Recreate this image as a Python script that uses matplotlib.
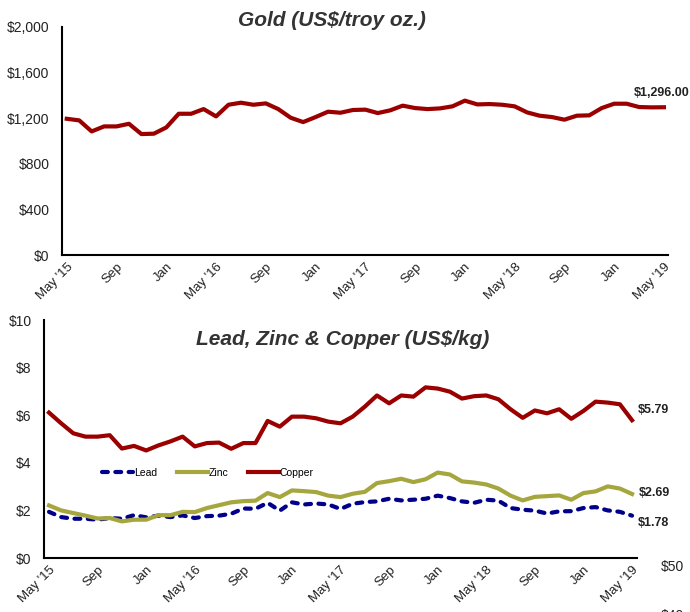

——————————

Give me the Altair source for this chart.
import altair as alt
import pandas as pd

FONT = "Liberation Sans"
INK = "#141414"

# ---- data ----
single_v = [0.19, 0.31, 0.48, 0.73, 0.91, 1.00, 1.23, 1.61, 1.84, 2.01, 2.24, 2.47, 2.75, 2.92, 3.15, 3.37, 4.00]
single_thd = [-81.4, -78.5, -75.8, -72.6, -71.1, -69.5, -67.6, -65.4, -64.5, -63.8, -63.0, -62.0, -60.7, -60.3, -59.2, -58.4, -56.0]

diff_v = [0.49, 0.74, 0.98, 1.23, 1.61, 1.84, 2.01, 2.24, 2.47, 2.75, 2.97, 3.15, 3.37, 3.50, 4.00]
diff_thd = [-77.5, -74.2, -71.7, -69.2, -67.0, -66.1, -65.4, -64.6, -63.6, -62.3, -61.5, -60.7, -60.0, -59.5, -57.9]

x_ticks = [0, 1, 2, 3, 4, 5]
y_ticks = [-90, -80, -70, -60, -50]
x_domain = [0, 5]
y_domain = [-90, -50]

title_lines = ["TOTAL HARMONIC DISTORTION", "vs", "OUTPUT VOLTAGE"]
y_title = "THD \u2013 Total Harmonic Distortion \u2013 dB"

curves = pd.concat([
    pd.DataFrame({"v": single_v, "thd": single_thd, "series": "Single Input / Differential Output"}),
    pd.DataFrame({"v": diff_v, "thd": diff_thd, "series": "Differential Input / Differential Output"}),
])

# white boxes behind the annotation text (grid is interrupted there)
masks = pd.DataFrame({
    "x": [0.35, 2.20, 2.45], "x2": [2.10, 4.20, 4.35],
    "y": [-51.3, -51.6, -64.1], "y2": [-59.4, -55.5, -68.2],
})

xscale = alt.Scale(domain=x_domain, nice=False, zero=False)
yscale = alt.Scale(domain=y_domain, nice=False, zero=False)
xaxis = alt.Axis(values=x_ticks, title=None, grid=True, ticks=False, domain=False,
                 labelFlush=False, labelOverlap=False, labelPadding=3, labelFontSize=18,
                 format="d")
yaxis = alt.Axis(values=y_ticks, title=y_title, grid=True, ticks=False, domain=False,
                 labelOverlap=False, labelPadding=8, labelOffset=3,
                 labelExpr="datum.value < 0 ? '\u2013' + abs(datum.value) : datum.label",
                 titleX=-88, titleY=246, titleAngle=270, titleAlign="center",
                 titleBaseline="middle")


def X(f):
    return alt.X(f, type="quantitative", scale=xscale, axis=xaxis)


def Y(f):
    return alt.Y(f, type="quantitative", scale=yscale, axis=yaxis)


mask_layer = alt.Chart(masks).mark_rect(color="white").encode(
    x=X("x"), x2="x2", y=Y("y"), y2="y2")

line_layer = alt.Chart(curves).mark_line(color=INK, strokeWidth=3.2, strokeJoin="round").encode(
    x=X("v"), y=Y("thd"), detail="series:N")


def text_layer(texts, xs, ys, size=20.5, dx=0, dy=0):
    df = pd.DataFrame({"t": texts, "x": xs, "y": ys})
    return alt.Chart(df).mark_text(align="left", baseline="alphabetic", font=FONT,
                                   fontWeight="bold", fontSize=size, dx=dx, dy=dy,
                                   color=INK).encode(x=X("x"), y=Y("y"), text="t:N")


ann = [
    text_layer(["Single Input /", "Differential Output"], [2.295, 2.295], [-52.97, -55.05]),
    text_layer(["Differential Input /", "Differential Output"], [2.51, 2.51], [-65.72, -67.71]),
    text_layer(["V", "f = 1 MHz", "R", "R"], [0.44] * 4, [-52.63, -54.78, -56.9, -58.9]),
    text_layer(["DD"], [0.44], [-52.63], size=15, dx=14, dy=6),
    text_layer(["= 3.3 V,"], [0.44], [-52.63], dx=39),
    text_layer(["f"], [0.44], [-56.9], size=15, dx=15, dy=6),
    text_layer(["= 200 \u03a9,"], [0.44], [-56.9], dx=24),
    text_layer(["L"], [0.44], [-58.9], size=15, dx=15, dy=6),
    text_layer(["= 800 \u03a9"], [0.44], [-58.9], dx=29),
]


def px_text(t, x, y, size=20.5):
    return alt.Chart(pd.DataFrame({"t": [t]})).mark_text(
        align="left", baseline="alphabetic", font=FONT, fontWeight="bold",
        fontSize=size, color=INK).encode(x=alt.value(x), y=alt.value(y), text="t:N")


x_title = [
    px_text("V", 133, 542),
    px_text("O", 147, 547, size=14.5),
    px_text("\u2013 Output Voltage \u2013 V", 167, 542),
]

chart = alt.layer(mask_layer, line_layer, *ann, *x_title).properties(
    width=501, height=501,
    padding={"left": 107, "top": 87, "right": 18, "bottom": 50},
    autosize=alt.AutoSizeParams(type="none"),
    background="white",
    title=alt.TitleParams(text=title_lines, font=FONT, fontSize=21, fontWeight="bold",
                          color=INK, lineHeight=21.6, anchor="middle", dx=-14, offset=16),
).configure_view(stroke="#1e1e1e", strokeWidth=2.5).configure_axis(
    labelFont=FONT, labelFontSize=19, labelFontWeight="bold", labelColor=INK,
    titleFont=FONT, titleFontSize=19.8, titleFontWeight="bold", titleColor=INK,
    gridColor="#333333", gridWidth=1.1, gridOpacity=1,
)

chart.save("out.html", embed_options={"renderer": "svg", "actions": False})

——————————

#### [TASK TO COMPLETE]
In the records above, how many lines include the string "this"? Answer with only the number.

#### [TASK OUTPUT]
2